Inland Northwest, High Desert
Preserving Evergreen Boughs
When you bring in evergreen boughs for holiday decorations, first soak the cut ends in a bucket of water for 2 hours. Then set a chunk of water-absorbing, Styrofoam material (found in craft stores) to hold the cut branches in a container that's large enough for your evergreens and insert the branches.
Recutting Christmas Trees
Precut Christmas trees need to be recut again before you bring them indoors. Take a few inches off the trunk and immediately plunk it into a large bucket of water and let it soak up as much as it can. Once you put the tree up, keep its basin filled with water. A six-foot Douglas fir can drink several quarts of water every day in the house.
A heavy wet snow on shrub branches can put too much weight on them, often causing them to break. If the snowfall is wet and heavy, you should make it a point to shake off or gently remove the excess snow before any damage occurs. You don't have to remove all the snow. Leave some as a winter protection.

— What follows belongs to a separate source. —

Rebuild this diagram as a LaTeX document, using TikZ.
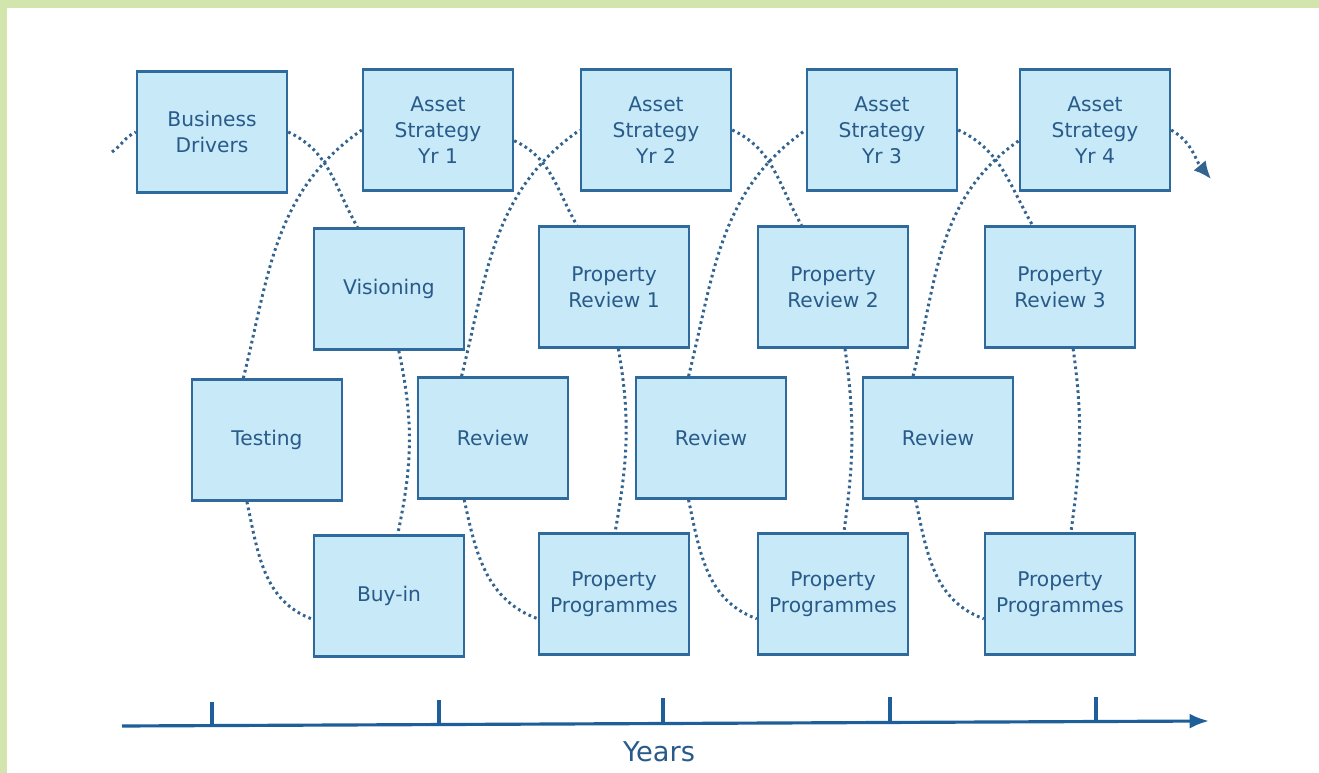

Once the perennials have been touched by frost, they can be cut back to 6 inches from the soil. If you want to move daisies and other perennials, here's how. Dig around the edges of the plant and lift the intact root ball to move it to the new location. Have the new hole already dug and ready to receive the plant.
Perennial Seeds for Birds
If you want to encourage birds to live off the "natural" seeds in the garden, don't cut back your perennial flowers and grasses. Instead, leave the seed heads on for the birds. They flock to my yard to take advantage of the smorgasbord in the garden. When they're finished eating, cut the plants back and fill up the feeders.